An Iraqi neighbor: Interview with Azza Showket

April 12, 2005

At a Gainesville church in January, after a presentation on the occupations in Iraq and Palestine, an elegant woman in the audience stood and thanked the group for being there. “I’m Iraqi,” she said, “and my mother is Palestinian.”

She spoke briefly of her rage at the occupation and destruction of the city she grew up in, Baghdad, and spoke of her feelings when she heard the news that the Abu Hanifah mosque, where her father is buried, was the site of a bombing and a battle.

“Would the US be in Iraq if all it grew and produced were turnips?” she asked me at the beginning of our interview.

Azza Showket’s father was jailed in Iraq for 3 years-for independence activities against the British.

“Who wants to be occupied?” Showket asks. “But Iraq’s history is one of occupation.” First the Ottoman empire, then the British, who she remembers propped up one king or regent after another, and whose policies came straight from Whitehall. The British hanged people in the public squares to warn others not to resist their rule.

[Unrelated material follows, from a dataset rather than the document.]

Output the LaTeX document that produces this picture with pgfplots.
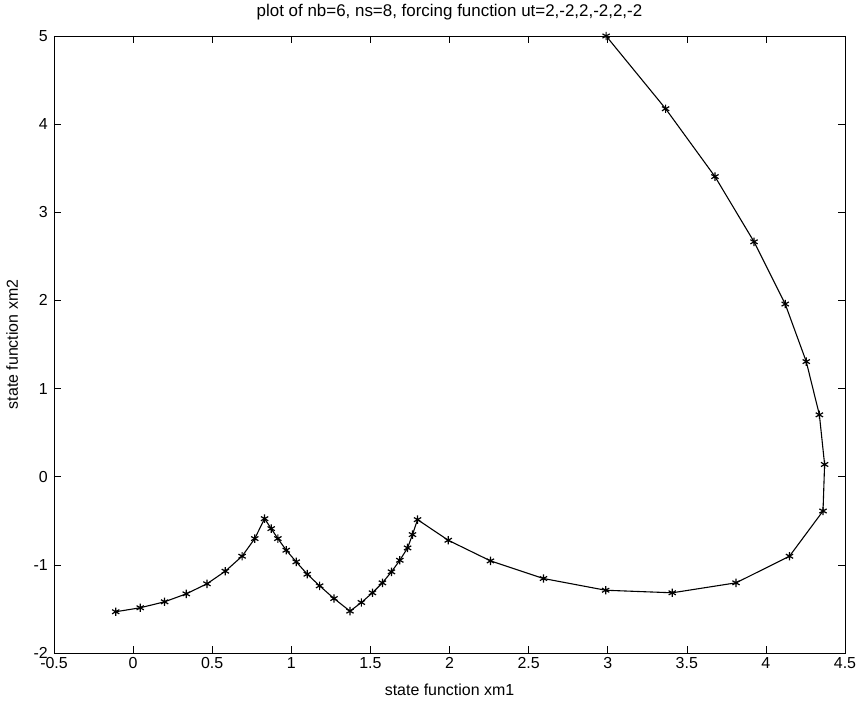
\documentclass[border=0pt]{standalone}
\usepackage{fontspec}
\setmainfont{Liberation Sans}
\usepackage{pgfplots}
\pgfplotsset{compat=1.18}
\pgfplotstableread{
x y
-0.110 -1.532
0.045 -1.487
0.199 -1.419
0.336 -1.329
0.467 -1.215
0.583 -1.072
0.689 -0.902
0.769 -0.702
0.831 -0.476
0.873 -0.589
0.915 -0.702
0.968 -0.834
1.031 -0.966
1.101 -1.106
1.179 -1.238
1.270 -1.382
1.371 -1.525
1.443 -1.427
1.513 -1.317
1.576 -1.204
1.633 -1.079
1.686 -0.948
1.735 -0.808
1.766 -0.657
1.798 -0.487
1.992 -0.721
2.259 -0.955
2.594 -1.155
2.987 -1.288
3.408 -1.317
3.811 -1.204
4.149 -0.902
4.361 -0.389
4.371 0.139
4.338 0.702
4.255 1.306
4.122 1.959
3.925 2.665
3.678 3.405
3.366 4.175
2.990 5.000
}\traj
\begin{document}
\begin{tikzpicture}
\begin{axis}[
  width=791bp, height=617bp, scale only axis,
  xmin=-0.5, xmax=4.5, ymin=-2, ymax=5,
  xtick={-0.5,0,0.5,1,1.5,2,2.5,3,3.5,4,4.5},
  xticklabels={-0.5,0,0.5,1,1.5,2,2.5,3,3.5,4,4.5},
  ytick={-2,-1,0,1,2,3,4,5},
  yticklabels={-2,-1,0,1,2,3,4,5},
  tick align=inside, tick pos=both,
  major tick length=7bp,
  axis line style={black, line width=0.8pt},
  tick style={black, line width=0.6pt},
  ticklabel style={font=\fontsize{16}{18}\selectfont},
  xticklabel style={inner sep=1bp, yshift=-3bp},
  yticklabel style={inner sep=1bp, xshift=-5bp},
  label style={font=\fontsize{16}{18}\selectfont},
  title style={font=\fontsize{17}{19}\selectfont, at={(axis description cs:0.5,1.029)}, anchor=center},
  xlabel style={at={(axis description cs:0.5,-0.060)}, anchor=center},
  ylabel style={at={(axis description cs:-0.053,0.5)}, anchor=center},
  title={plot of nb=6, ns=8, forcing function ut=2,-2,2,-2,2,-2},
  xlabel={state function xm1},
  ylabel={state function xm2},
  clip=false,
]
\addplot[black, line width=1.1pt, mark=asterisk, mark size=4.2bp, mark options={line width=1.2pt}] table {\traj};
\end{axis}
\pgfresetboundingbox
\path[use as bounding box] ([shift={(-54bp,-49bp)}]current axis.south west) rectangle ([shift={(12bp,36bp)}]current axis.north east);
\end{tikzpicture}
\end{document}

Her father, a geographer, wrote textbooks while in jail. After the war he received his PhD in the U.S. Then, as secretary general, ran the University of Baghdad till his retirement in the seventies.

People in the U.S. have “so many mistaken ideas about Iraq,” Showket reflected. Iraq has a huge middle class, she said, compared to Egypt, where she also lived. In Egypt, there were very rich and very poor. In Iraq in those same years there was public education paid for by the government up through college, including housing. Medical care was publicly funded and free to patients. She and her friends traveled everywhere by bus; it was completely safe.

Another illusion people in the U.S. have is about the status of women in Iraq. Showket married someone from the U.S. and came to live here in the late 50s. She recalls traveling to Baghdad to visit in 1958 and getting together with her female school friends-among them were a gynecologist, two dentists, two pharmacists and two research chemists. At the time, she was a stay-at-home mom, and felt slightly embarrassed. All of them had gone to the same neighborhood school together in Baghdad and all had gone to college for free in Iraq.

She also recalls that in those years the hijab or veil went completely out. “During the 40s and 50s, they were all thrown away,” she recalls. Her mother, who was educated in Quaker schools in Palestine, never wore a veil.

“Any Arab anywhere will tell you that the occupation of Palestine is the biggest problem in the Middle East. As long as people are living in [refugee] camps, since 1948, three generations, what kind of aspirations and hope can you have?” Arabs see it as a priority to settle that bit of horror, she said. Many people in the U.S. think that whatever Israel does, it’s OK. “How can everything Israel does be OK?”

“The reign of Saddam was a reign of terror and horror,” Showket says. Then came 1990, “the arrogant invasion of Kuwait by Saddam,” and the years of economic sanctions. “And now the Americans… Iraqis wonder to Americans, what did we ever do to you?”

Showket still hopes to go to Iraq. A bomb was dropped near her sister’s house by U.S. forces in the last two months, she said. An elderly neighbor was killed in the attack. She is in contact by phone. “It’s worse than you can imagine, anything you imagine, it’s worse. There is sewage in the street, the garbage doesn’t get picked up, the water is contaminated, electricity is limited to few hours a day, many houses are in total ruin.”

“I wept to see people lining up to vote. The bloody and the brave. Whole families saying we’re going to do this, even though it was hard to tell what you were voting for.”

But it felt like a step, perhaps, towards ending the occupation.